2.周波数変換後の信号を32個並列に接続し、300GHz帯の出力信号を大きくするための電力結合技術
今回用いた3次非線形回路による周波数変換技術により、変調信号を歪ませることなくテラヘルツ波帯への周波数変換が可能となるが、増幅動作までは行えないため、無線通信を実現するには出力信号レベルが小さいことが課題となる。3次非線形回路を並列接続し電力を結合する技術を開発することでテラヘルツ波帯信号の出力を向上した。

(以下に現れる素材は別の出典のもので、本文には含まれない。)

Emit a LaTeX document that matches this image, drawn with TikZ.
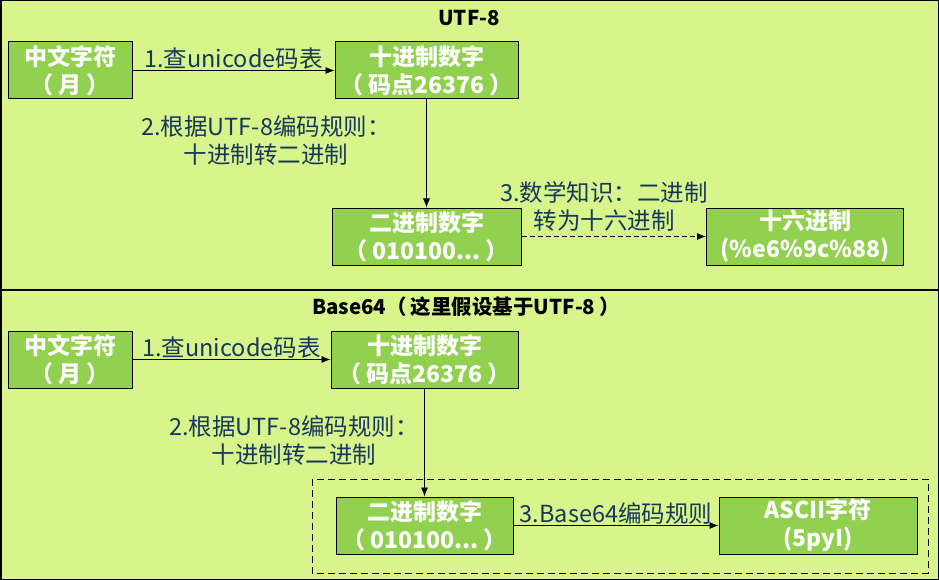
\documentclass[tikz,border=0pt]{standalone}
\usepackage{fontspec}
\setmainfont{Noto Sans CJK SC}
\usetikzlibrary{arrows.meta}
\definecolor{panelgreen}{HTML}{D8F58B}
\definecolor{boxgreen}{HTML}{92D050}
\definecolor{notenavy}{HTML}{17375E}
% full-width brackets set a little apart from their content
\newcommand{\fwparen}[1]{（\hspace{0.2em}#1\hspace{0.2em}）}
\begin{document}
\begin{tikzpicture}[x=1pt, y=-1pt,
    box/.style={draw=black, line width=1pt, fill=boxgreen, text=white,
        minimum height=57pt, inner sep=0pt, align=center,
        font=\fontsize{23}{28}\selectfont\bfseries},
    note/.style={text=notenavy, inner sep=1pt, align=center,
        font=\fontsize{23.5}{28}\selectfont},
    heading/.style={inner sep=0pt, font=\fontsize{20.5}{24}\selectfont\bfseries},
    flow/.style={-{Latex[length=9pt,width=7pt]}, line width=0.8pt}]
    \useasboundingbox (0,0) rectangle (939,580);
    % two panels
    \draw[fill=panelgreen, line width=1.5pt] (0.75,0.75) rectangle (938.25,290);
    \draw[fill=panelgreen, line width=1.5pt] (0.75,290) rectangle (938.25,579.25);
    \node[heading] (t1) at (469,18) {UTF-8};
    \node[heading] (t2) at (466,307) {Base64\fwparen{这里假设基于UTF-8}};
    % UTF-8
    \node[box, minimum width=124pt] (a1) at (70,70.5) {中文字符\\\fwparen{月}};
    \node[box, minimum width=183pt] (b1) at (426.5,70.5) {十进制数字\\\fwparen{码点26376}};
    \node[box, minimum width=189pt] (c1) at (426.5,236.5) {二进制数字\\\fwparen{010100...}};
    \node[box, minimum width=197pt] (d1) at (805,236.5) {十六进制\\(\%e6\%9c\%88)};
    \draw[flow] (a1) -- node[note, above] (l1) {1.查unicode码表} (b1);
    \draw[flow] (b1) -- (c1);
    \node[note] (l2) at (266,141) {2.根据UTF-8编码规则：\\十进制转二进制};
    \draw[flow, dashed, dash pattern=on 5pt off 3pt] (c1) -- (d1);
    \node[note] (l3) at (604,206) {3.数学知识：二进制\\转为十六进制};
    % Base64
    \node[box, minimum width=124pt] (a2) at (70,359.5) {中文字符\\\fwparen{月}};
    \node[box, minimum width=187pt] (b2) at (424.5,359.5) {十进制数字\\\fwparen{码点26376}};
    \node[box, minimum width=177pt] (c2) at (424.5,525.5) {二进制数字\\\fwparen{010100...}};
    \node[box, minimum width=198pt] (d2) at (818,525.5) {ASCII字符\\(5pyI)};
    \draw[flow] (a2) -- node[note, above] (m1) {1.查unicode码表} (b2);
    \draw[flow] (b2) -- (c2);
    \node[note] (m2) at (294,441) {2.根据UTF-8编码规则：\\十进制转二进制};
    \draw[flow] (c2) -- node[note, above] (m3) {3.Base64编码规则} (d2);
    \draw[dashed, dash pattern=on 7pt off 4pt, line width=1pt] (312,479) rectangle (928,573);
\end{tikzpicture}
\end{document}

今回は、並列化回路の配置設計が効率的に行え、電力結合が効果的に行えることを考慮し32並列とした。

3.無線送信回路に必要となる差動信号を、入力信号を増幅しつつ電力分配することで効率よく発生する増幅回路技術
従来、互いに位相の反転した信号対である差動信号を用いる回路は、受動素子を組み合わせた差動信号を生成する回路とトランジスタによる増幅回路をそれぞれ設計し接続する構成をとっていた。この構成では回路面積が大きくなる課題があった。トランジスタによる回路に増幅機能と差動信号を生成する機能を組み込むことで、回路の小型化を実現した。